After robbing two banks, gangsters made their escape by strapping hostages to the roofs and hoods of moving cars, according to shocking images broadcast by local news channels.

Brazil Bank Robbers Strap Hostages To Getaway Cars As Human Shields

The robbers used explosives, drones and heavy weapons, police said.

Sao Paulo:

Heavily armed gangsters strapped hostages to their getaway cars after robbing two banks in Brazil, in a rampage that left three people dead, police and reports said Monday.

Using explosives, drones and heavy weapons, the assailants took over downtown streets in the southeastern city of Aracatuba, home to some 200,000 people.

After robbing two banks, they made their escape by strapping hostages to the roofs and hoods of moving cars, according to shocking images broadcast by local news channels.

Two civilians and one of the bank robbers were killed during the assault, which left at least six injured, according to police.
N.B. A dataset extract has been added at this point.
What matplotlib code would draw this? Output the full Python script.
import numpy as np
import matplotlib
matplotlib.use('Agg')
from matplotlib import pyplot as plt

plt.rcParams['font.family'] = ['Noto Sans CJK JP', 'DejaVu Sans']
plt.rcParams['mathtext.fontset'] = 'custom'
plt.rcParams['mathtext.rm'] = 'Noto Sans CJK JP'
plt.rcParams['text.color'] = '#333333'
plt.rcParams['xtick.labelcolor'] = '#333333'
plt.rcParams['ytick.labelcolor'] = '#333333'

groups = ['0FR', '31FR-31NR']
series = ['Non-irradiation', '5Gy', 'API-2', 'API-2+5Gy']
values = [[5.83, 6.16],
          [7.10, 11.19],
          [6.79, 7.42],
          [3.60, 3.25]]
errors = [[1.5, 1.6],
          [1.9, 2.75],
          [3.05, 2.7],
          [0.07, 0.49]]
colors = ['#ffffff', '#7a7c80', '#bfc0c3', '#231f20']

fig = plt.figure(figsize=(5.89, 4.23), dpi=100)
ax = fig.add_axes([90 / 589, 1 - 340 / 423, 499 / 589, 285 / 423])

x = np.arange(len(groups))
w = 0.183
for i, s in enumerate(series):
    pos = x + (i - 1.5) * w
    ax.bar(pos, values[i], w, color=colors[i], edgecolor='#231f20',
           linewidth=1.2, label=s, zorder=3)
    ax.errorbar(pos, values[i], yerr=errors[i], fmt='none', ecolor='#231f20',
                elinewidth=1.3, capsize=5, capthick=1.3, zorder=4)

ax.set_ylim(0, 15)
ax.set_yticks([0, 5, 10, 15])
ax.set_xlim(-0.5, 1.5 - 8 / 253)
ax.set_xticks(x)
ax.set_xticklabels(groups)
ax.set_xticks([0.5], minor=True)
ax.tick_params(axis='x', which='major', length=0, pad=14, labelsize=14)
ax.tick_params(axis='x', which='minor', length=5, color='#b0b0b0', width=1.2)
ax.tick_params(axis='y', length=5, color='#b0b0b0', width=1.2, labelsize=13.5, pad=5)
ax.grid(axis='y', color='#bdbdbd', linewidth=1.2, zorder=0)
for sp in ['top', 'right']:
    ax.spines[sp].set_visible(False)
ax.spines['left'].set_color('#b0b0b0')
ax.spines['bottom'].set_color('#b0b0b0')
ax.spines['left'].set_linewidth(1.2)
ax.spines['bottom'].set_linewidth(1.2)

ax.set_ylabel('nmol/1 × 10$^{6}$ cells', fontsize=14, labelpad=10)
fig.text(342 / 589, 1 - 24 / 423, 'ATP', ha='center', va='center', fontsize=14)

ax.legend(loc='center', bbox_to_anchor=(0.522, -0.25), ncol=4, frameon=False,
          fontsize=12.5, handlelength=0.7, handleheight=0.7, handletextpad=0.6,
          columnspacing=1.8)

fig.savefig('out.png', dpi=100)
The assailants placed explosives in different parts of the city and surrounded some police stations to delay the arrival of reinforcements.
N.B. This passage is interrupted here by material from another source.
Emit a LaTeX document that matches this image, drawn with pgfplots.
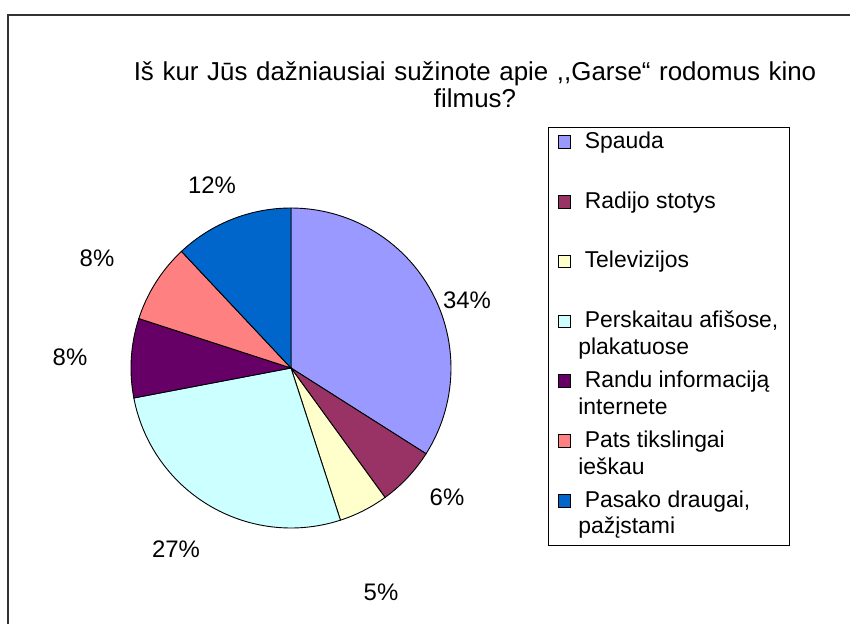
\documentclass[border=0pt]{standalone}
\usepackage{pgfplots}
\pgfplotsset{compat=1.18}
\usepackage{fontspec}
\setmainfont{Liberation Sans}

\definecolor{cSpauda}{HTML}{9999FF}
\definecolor{cRadijo}{HTML}{993366}
\definecolor{cTele}{HTML}{FFFFCC}
\definecolor{cAfisos}{HTML}{CCFFFF}
\definecolor{cInternet}{HTML}{660066}
\definecolor{cPats}{HTML}{FF8080}
\definecolor{cDraugai}{HTML}{0066CC}

% pie: centre (291,368) in pixel units, radius 160, slices start at 12 o'clock, clockwise
% shares: 34, 6, 5, 27, 8, 8, 12 (%)
\newcommand{\slice}[3]{%
  \addplot[fill=#1, draw=black, line width=0.9bp, domain=#2:#3, samples=60, variable=\t]
    ({291+160*sin(3.6*\t)},{368-160*cos(3.6*\t)}) -- (axis cs:291,368) -- cycle;}
% two-line legend entry; its baseline is the bottom of the box, the marker is raised to line one
\newcommand{\entry}[2]{%
  \parbox[b]{210bp}{\raggedright\fontsize{23}{27}\selectfont
    \hspace*{.28em}#1\strut\par #2\strut\par\kern0pt}}

\begin{document}
\begin{tikzpicture}
\begin{axis}[
    at={(0,0)}, anchor=south west,
    width=850bp, height=624bp, scale only axis,
    xmin=0, xmax=850, ymin=0, ymax=624,
    y dir=reverse,
    hide axis,
    legend cell align=left,
    legend image code/.code={%
      \path (0bp,0bp);
      \draw[#1] (8bp,35bp) rectangle (20.5bp,47.5bp);},
    legend style={
      at={(axis cs:548,127)}, anchor=north west,
      draw=black, line width=0.9bp, fill=white,
      inner xsep=1.5bp, inner ysep=2bp,
      row sep=4.5bp, column sep=7bp,
      cells={anchor=base west},
      nodes={inner sep=0pt},
    },
]
\draw[black!80, line width=1.2bp] (axis cs:8,700) -- (axis cs:8,15) -- (axis cs:900,15);

\slice{cSpauda}{0}{34}
\addlegendentry{\entry{Spauda}{}}
\slice{cRadijo}{34}{40}
\addlegendentry{\entry{Radijo stotys}{}}
\slice{cTele}{40}{45}
\addlegendentry{\entry{Televizijos}{}}
\slice{cAfisos}{45}{72}
\addlegendentry{\entry{Perskaitau afišose,}{plakatuose}}
\slice{cInternet}{72}{80}
\addlegendentry{\entry{Randu informaciją}{internete}}
\slice{cPats}{80}{88}
\addlegendentry{\entry{Pats tikslingai}{ieškau}}
\slice{cDraugai}{88}{100}
\addlegendentry{\entry{Pasako draugai,}{pažįstami}}

\node[anchor=base, text width=760bp, align=center, font=\fontsize{26}{27}\selectfont]
  at (axis cs:475,81) {Iš kur Jūs dažniausiai sužinote apie {,}{,}Garse“ rodomus kino\\filmus?};

\begin{scope}[every node/.style={font=\fontsize{24}{26}\selectfont}]
\node at (axis cs:467,300) {34\%};
\node at (axis cs:447,497) {6\%};
\node at (axis cs:381,592) {5\%};
\node at (axis cs:176,549) {27\%};
\node at (axis cs:70,357) {8\%};
\node at (axis cs:97,258) {8\%};
\node at (axis cs:212,185) {12\%};
\end{scope}
\end{axis}
\pgfresetboundingbox
\useasboundingbox (0,0) rectangle (850bp,624bp);
\end{tikzpicture}
\end{document}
They wore "bulletproof vests, rifles and helmets," and looked like soldiers, a witness who asked not to be identified told Globo TV.

"The scenes of terror experienced by the population of Aracatuba will not go unpunished," vowed Sao Paulo governor Joao Doria, who ordered a task force of 380 police officers to hunt the gang down.

"Two criminals were captured and a third died when confronting the police," he said.

Brazil has seen other such robberies in recent years, marked by a high degree of planning and heavy weapons, and carried out in medium-sized cities to ensure an escape route and a significant cash haul from the banks.

In December of last year, two similar mega-assaults were carried out barely a day apart in cities in the states of Para, in the north, and Santa Catarina in the south.

A few months before, the Sao Paulo towns of Botucatu and Ourinhos suffered similar brazen attacks.

According to the Sao Paulo Security Department, both cases were resolved and "a good part of these gangs are in jail."